2. Look for freelance work or temporary gigs to bridge the gap and hope that any overlap between those and my regular job (plus a new semester starting at the end of the month) doesn’t end up killing me?
3. Start looking for a steadier full-time job? (which would really screw over my boss and would result in my having to leave a couple of projects that I care deeply about).
Am I being taken advantage of, or is this just the reality of being in a creative, project-based field? Also, is there a way to prevent a situation like this from happening in the future? — Tara
“I know you have a lot on your plate right now, but do you think you could stay late tonight to help us finish this project?” my boss asked me not too after I started.
“Sure, just let me know what you’d like me to do,” I said.
“Great, thank you so much,” he said. “I’ll try not to keep you too long.”
One extra project became 10 extra projects. Pretty soon, staying late wasn’t something I did occasionally — it was something I did every night. The “thank you for staying late tonight”s gradually began being replaced with, “Do you think you can get that done by tomorrow?”s. I started wondering if I was being taken advantaged of, and I casually mentioned all the late nights I was spending at the office with a coworker of mine.
“You know, he thinks that you like staying late at the office,” my co-worker said. “He’s taking advantage of you because he knows you don’t ever complain. My advice — which you haven’t asked for but I’m going to give you anyway — is to either stop staying late, or make sure you get fairly compensated for all this additional work you’re doing.”

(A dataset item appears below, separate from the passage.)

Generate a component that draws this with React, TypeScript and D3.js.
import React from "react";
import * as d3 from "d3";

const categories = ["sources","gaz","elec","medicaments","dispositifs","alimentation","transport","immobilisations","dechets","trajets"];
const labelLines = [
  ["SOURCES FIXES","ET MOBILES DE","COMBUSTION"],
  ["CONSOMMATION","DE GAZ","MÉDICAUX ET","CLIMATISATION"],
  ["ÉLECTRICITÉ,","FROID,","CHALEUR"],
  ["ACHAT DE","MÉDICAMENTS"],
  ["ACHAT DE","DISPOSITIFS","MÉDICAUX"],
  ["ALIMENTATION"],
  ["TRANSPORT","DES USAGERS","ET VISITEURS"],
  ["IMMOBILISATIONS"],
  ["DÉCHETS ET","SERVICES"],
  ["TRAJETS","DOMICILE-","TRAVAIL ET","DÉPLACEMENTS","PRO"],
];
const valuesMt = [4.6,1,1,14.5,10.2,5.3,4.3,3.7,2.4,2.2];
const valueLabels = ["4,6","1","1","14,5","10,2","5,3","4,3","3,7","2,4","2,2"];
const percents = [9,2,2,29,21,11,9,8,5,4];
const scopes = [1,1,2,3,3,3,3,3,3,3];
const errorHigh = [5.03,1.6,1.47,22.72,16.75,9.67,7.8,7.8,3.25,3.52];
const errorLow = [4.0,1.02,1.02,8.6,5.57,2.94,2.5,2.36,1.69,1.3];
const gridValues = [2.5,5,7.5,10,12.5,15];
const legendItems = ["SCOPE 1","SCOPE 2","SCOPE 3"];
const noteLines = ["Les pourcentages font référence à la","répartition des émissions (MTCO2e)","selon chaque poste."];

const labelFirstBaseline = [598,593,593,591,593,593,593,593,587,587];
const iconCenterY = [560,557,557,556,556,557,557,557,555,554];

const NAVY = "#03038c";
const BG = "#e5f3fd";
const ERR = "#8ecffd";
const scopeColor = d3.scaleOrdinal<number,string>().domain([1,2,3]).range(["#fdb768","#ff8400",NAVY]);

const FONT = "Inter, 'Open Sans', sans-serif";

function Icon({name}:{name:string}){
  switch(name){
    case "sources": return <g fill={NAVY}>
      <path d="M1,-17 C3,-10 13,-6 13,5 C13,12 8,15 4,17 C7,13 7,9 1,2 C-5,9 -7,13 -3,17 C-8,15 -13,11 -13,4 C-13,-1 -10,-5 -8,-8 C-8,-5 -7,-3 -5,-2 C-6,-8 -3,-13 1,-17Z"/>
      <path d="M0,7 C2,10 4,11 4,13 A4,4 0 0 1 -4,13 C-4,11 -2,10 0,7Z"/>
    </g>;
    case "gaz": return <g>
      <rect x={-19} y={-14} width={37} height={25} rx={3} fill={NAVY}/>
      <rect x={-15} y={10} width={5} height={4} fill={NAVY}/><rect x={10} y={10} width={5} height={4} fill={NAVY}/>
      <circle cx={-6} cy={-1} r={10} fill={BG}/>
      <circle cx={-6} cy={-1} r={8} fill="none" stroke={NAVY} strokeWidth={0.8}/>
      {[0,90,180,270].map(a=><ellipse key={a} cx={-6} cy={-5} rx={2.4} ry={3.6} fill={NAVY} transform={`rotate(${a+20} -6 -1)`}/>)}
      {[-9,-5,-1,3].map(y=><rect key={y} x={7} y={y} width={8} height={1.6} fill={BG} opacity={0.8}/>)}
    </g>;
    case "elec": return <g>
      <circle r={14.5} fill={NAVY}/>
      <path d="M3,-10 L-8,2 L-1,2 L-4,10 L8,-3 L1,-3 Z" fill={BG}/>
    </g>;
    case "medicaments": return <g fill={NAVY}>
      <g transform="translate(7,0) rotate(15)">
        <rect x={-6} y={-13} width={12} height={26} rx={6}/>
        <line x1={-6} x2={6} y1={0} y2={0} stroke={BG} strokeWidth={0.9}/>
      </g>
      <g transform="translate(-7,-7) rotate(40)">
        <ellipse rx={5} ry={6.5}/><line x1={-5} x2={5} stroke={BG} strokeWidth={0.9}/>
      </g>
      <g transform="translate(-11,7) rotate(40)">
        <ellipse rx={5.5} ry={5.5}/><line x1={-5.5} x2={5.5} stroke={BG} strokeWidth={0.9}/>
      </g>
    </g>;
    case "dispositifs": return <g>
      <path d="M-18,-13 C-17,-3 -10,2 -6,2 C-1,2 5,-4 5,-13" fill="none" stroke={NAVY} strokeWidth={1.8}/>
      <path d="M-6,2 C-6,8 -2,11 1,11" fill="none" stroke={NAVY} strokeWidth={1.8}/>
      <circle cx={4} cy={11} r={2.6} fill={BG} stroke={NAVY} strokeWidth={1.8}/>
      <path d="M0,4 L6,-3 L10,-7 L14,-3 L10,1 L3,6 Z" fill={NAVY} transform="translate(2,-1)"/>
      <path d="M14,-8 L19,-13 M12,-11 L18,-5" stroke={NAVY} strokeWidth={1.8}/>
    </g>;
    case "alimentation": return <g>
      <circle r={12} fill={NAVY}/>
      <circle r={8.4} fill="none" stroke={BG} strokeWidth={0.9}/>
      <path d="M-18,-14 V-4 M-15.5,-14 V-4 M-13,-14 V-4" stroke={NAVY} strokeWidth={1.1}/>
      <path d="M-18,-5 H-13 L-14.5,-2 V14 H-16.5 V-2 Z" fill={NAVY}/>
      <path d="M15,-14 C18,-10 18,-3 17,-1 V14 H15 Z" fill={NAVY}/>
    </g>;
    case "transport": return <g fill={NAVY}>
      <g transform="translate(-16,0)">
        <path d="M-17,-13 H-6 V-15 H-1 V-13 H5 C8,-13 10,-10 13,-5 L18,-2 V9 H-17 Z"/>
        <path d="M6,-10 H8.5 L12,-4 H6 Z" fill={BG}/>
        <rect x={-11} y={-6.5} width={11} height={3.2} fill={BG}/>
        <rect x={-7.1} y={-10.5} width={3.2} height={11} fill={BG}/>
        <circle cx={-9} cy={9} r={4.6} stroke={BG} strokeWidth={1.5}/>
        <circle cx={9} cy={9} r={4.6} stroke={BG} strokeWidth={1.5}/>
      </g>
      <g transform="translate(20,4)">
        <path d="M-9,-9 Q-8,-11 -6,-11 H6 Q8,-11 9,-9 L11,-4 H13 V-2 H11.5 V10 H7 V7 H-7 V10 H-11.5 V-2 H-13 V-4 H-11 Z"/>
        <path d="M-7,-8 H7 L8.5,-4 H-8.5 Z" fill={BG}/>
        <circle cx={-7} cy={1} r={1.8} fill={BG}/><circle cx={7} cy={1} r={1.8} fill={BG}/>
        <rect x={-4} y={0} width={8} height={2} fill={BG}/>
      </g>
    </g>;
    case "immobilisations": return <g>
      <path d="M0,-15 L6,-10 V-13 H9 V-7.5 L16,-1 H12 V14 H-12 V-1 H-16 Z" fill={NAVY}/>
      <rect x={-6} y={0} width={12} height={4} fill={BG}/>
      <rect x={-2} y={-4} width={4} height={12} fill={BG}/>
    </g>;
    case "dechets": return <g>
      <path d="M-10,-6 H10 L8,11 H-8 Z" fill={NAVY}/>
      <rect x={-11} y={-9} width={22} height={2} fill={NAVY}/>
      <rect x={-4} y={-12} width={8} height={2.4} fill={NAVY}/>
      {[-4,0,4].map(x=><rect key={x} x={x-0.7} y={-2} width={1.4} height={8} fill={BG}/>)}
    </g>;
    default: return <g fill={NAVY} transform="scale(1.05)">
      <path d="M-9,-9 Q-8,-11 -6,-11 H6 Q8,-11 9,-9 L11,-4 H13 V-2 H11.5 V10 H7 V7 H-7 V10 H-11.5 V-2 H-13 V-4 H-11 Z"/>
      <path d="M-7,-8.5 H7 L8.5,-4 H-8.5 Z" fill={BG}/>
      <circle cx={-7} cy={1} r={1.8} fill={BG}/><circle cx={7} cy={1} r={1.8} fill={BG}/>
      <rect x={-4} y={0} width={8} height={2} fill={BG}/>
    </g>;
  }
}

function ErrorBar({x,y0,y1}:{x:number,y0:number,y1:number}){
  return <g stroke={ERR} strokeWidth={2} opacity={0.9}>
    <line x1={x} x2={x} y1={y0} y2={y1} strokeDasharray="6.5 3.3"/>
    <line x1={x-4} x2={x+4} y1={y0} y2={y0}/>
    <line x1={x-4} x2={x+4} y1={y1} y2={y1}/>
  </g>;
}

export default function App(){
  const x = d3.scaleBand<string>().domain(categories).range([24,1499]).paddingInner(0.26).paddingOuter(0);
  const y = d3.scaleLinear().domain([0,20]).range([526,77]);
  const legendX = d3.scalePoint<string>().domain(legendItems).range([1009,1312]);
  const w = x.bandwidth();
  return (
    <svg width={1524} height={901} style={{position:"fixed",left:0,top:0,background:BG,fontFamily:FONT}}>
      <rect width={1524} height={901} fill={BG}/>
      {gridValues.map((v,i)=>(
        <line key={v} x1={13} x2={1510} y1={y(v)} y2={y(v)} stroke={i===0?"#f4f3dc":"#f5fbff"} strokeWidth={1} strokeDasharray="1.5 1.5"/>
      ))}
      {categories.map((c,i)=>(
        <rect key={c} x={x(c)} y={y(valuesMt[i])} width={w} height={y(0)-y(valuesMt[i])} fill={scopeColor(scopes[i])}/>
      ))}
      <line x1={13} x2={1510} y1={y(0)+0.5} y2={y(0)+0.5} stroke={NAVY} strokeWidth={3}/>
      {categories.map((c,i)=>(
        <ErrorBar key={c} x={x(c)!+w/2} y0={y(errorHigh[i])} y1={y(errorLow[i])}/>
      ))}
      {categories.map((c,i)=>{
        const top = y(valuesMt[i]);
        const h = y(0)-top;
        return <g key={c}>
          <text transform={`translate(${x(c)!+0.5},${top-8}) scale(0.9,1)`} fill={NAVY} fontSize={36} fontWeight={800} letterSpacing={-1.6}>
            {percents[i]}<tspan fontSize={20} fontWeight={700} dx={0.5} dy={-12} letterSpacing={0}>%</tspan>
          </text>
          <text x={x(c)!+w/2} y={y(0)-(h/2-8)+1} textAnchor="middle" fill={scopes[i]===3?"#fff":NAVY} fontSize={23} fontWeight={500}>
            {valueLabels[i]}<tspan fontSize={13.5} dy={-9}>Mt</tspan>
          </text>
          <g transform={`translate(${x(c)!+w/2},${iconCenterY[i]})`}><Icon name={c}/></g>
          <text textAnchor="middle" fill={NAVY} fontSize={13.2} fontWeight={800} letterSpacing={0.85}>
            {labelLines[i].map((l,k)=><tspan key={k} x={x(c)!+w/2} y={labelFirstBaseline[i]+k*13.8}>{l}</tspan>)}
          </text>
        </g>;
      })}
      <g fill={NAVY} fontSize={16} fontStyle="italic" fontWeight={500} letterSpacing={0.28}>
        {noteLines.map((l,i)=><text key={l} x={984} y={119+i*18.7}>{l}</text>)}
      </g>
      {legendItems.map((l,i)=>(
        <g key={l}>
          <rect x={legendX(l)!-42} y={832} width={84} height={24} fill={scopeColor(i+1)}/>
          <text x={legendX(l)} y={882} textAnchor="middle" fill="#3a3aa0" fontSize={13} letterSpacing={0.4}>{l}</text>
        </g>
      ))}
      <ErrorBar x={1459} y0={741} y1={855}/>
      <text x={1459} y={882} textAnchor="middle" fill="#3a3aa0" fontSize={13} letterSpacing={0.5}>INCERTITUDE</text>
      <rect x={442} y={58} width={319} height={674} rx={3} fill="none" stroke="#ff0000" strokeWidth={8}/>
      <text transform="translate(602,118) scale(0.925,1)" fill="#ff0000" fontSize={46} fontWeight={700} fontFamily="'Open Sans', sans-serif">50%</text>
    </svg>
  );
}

It’s totally reasonable to want to show your boss that you’re a team player, and that you’re willing to take on additional work without always expecting something in return (or be promised that there will be more money and work in the future). But after a certain period of time, it can get to a point when a line is crossed and you’re being taken advantaged of — and you’ll know it. Long story short, I had a conversation with my boss about it, and the results of that conversation was that I got a promotion, a raise and spent fewer nights at the office.
So what would I do in this situation? I would talk to my boss about it. You love your job, you work on projects that you care about, and you get along great with your boss. To have all those things at once is not something we all have at our jobs — the only problem here is money, and when you’ve got bills to pay and goals you want to reach, money matters. What is the [x] amount of dollars you need to get your bills paid every month? Since you’re his only full-time employee, can he guarantee that you’ll make [x] amount of dollars each month so you won’t have to depend on using your savings to get by? And if not, does he have suggestions on how you could freelance at other places to make up for the income that he can’t provide you? These are all reasonable questions to ask, and since you have a great relationship with your boss, you shouldn’t feel uncomfortable asking them.
At the end of the day, you need to make sure you are doing what you can to take care of yourself — even if that means leaving for another job. Don’t screw yourself over just because you think you’re going to screw over your boss (he’ll survive).